WTI oil futures managed to close with marginal gains on Monday after falling below the longer-term 50 and 200-day simple moving averages (SMA) to touch a one-month low of 60.02. The short-term bias, though, remains neutral-to-negative as the MACD is losing steam below its red signal line and moving towards zero, while the RSI seems to be unable to return above its 50 neutral mark.
In the medium-term picture, the news is more positive thanks to the golden cross formation by the 50- and the 200-day SMAs which indicates that a bull run may be on the horizon. Yet investors would like to see a larger distance between the lines to consider the signal more seriously.

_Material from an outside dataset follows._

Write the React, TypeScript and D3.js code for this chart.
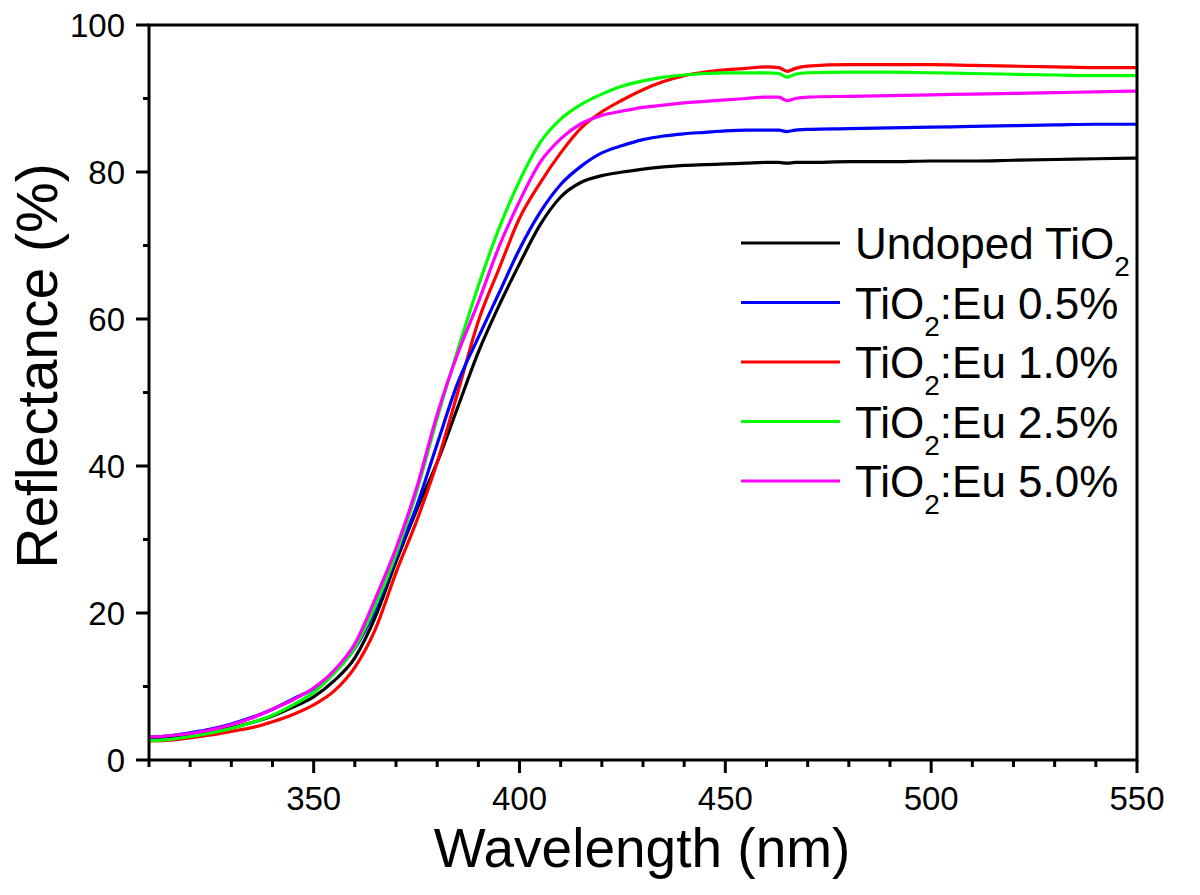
import React from "react";
import * as d3 from "d3";

const wavelengths = [310,315,320,325,330,335,340,345,350,355,360,365,370,375,380,385,390,395,400,405,410,415,420,425,430,435,440,445,450,455,460,463,465,467,470,480,490,500,510,520,530,540,550];

const undoped = [2.9,3.1,3.4,3.9,4.4,5.1,6.0,7.2,8.6,10.8,13.9,19.5,27,34,40.5,48,55.5,61.8,67.5,72.8,76.6,78.6,79.5,80.0,80.4,80.7,80.9,81.0,81.1,81.2,81.3,81.3,81.2,81.3,81.3,81.4,81.4,81.5,81.5,81.6,81.7,81.8,81.9];
const eu05 = [3.1,3.3,3.7,4.2,4.9,5.8,6.9,8.3,9.7,12.0,15.2,20.5,27.5,34.5,43,51.3,57.5,63.5,69.5,74.5,78.3,80.8,82.6,83.6,84.4,84.9,85.2,85.4,85.6,85.7,85.7,85.7,85.5,85.7,85.8,85.9,86.0,86.1,86.2,86.3,86.4,86.5,86.5];
const eu10 = [2.6,2.7,3.0,3.4,3.9,4.4,5.2,6.2,7.5,9.4,12.6,17.8,25.5,32.5,40.5,50,59.7,66.8,73.7,78.5,82.6,86,88.2,89.8,91.2,92.3,93.1,93.6,93.9,94.1,94.3,94.2,93.7,94.1,94.4,94.6,94.6,94.6,94.5,94.4,94.3,94.2,94.2];
const eu25 = [2.6,2.8,3.2,3.7,4.3,5.1,6.1,7.5,9.2,11.8,15.3,21,28,36.5,46.5,55.8,64.5,72.3,78.8,84,87.2,89.2,90.6,91.7,92.4,92.9,93.2,93.4,93.5,93.5,93.5,93.4,92.9,93.3,93.5,93.6,93.6,93.5,93.4,93.3,93.2,93.1,93.1];
const eu50 = [3.1,3.3,3.6,4.1,4.8,5.7,6.9,8.2,9.8,12.2,15.8,22,28.8,37,47,55.3,62.3,69.8,76,81.3,84.5,86.6,87.7,88.3,88.8,89.1,89.4,89.6,89.8,90.0,90.2,90.2,89.7,90.0,90.2,90.3,90.4,90.5,90.6,90.7,90.8,90.9,91.0];

const seriesNames = ["Undoped TiO", "TiO", "TiO", "TiO", "TiO"];
const seriesSuffix = ["", ":Eu 0.5%", ":Eu 1.0%", ":Eu 2.5%", ":Eu 5.0%"];
const seriesColors = ["#000000", "#0000ff", "#ff0000", "#00ff00", "#ff00ff"];
const seriesValues = [undoped, eu05, eu10, eu25, eu50];

const xMajorTicks = [350, 400, 450, 500, 550];
const xMinorTicks = [310,320,330,340,360,370,380,390,410,420,430,440,460,470,480,490,510,520,530,540];
const yMajorTicks = [0, 20, 40, 60, 80, 100];
const yMinorTicks = [10, 30, 50, 70, 90];

const W = 1200, H = 895;
const left = 149, right = 1137, top = 25, bottom = 760;
const font = "'Liberation Sans', Arial, sans-serif";

export default function App() {
  const x = d3.scaleLinear().domain([310, 550]).range([left, right]);
  const y = d3.scaleLinear().domain([0, 100]).range([bottom, top]);
  const line = d3.line<number>()
    .x((_, i) => x(wavelengths[i]))
    .y((d) => y(d))
    .curve(d3.curveMonotoneX);

  const drawOrder = [0, 2, 1, 3, 4];
  const legendY0 = 243, legendDy = 59.5;

  return (
    <div style={{ position: "absolute", left: 0, top: 0 }}>
      <svg width={W} height={H} style={{ display: "block", background: "#fff" }}>
        <defs>
          <clipPath id="plotClip">
            <rect x={left} y={top} width={right - left} height={bottom - top} />
          </clipPath>
        </defs>
        <g clipPath="url(#plotClip)">
          {drawOrder.map((k) => (
            <path key={k} d={line(seriesValues[k]) || ""} fill="none" stroke={seriesColors[k]} strokeWidth={3.2} strokeLinejoin="round" />
          ))}
        </g>
        <rect x={left} y={top} width={right - left} height={bottom - top} fill="none" stroke="#000" strokeWidth={3} />
        {xMajorTicks.map((t) => (
          <g key={"xM" + t}>
            <line x1={x(t)} x2={x(t)} y1={bottom} y2={bottom + 13} stroke="#000" strokeWidth={3} />
            <text x={x(t)} y={810} textAnchor="middle" fontFamily={font} fontSize={33} fill="#000">{t}</text>
          </g>
        ))}
        {xMinorTicks.map((t) => (
          <line key={"xm" + t} x1={x(t)} x2={x(t)} y1={bottom} y2={bottom + 7} stroke="#000" strokeWidth={3} />
        ))}
        {yMajorTicks.map((t) => (
          <g key={"yM" + t}>
            <line x1={left - 13} x2={left} y1={y(t)} y2={y(t)} stroke="#000" strokeWidth={3} />
            <text x={125} y={y(t) + 11.7} textAnchor="end" fontFamily={font} fontSize={33} fill="#000">{t}</text>
          </g>
        ))}
        {yMinorTicks.map((t) => (
          <line key={"ym" + t} x1={left - 6} x2={left} y1={y(t)} y2={y(t)} stroke="#000" strokeWidth={3} />
        ))}
        <text x={642} y={867} textAnchor="middle" fontFamily={font} fontSize={55} fill="#000">Wavelength (nm)</text>
        <text transform={`translate(57,${366}) rotate(-90)`} textAnchor="middle" fontFamily={font} fontSize={57} fill="#000">Reflectance (%)</text>
        {seriesNames.map((name, i) => {
          const ly = legendY0 + i * legendDy;
          return (
            <g key={"lg" + i}>
              <line x1={741} x2={840} y1={ly} y2={ly} stroke={seriesColors[i]} strokeWidth={3.2} />
              <text x={855} y={ly + 16} fontFamily={font} fontSize={44} fill="#000">
                {name}
                <tspan fontSize={28} dy={17}>2</tspan>
                {seriesSuffix[i] ? <tspan dy={-17}>{seriesSuffix[i]}</tspan> : null}
              </text>
            </g>
          );
        })}
      </svg>
    </div>
  );
}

Should the price overcome barrier between the red Tenkan-sen (63.29) and the 20-day SMA (63.80), positive momentum could probably last until the 6-month high of 66.57. Beating significantly that top, the way could open towards the 70 mark, while higher, a break above the 72.85 resistance level could provide more comfort to the bulls to keep going.
On the downside, the 23.6% Fibonacci retracement line drawn from the 1 ½-year low of 42.53 to the recent peak of 66.57 could act as support (66.89). A failure to hold above this level and therefore above the 50- and the 200-day SMAs could strengthen the sell-off towards the 38.2% Fibonacci of 57.44, while a decline under the 50% Fibonacci of 54.55 may have a bigger negative impact on the sentiment.
In brief, WTI oil futures are currently facing a neutral-to-bearish risk in the short-term, while in the medium-term picture, the outlook could improve further if the golden cross proves sustainable.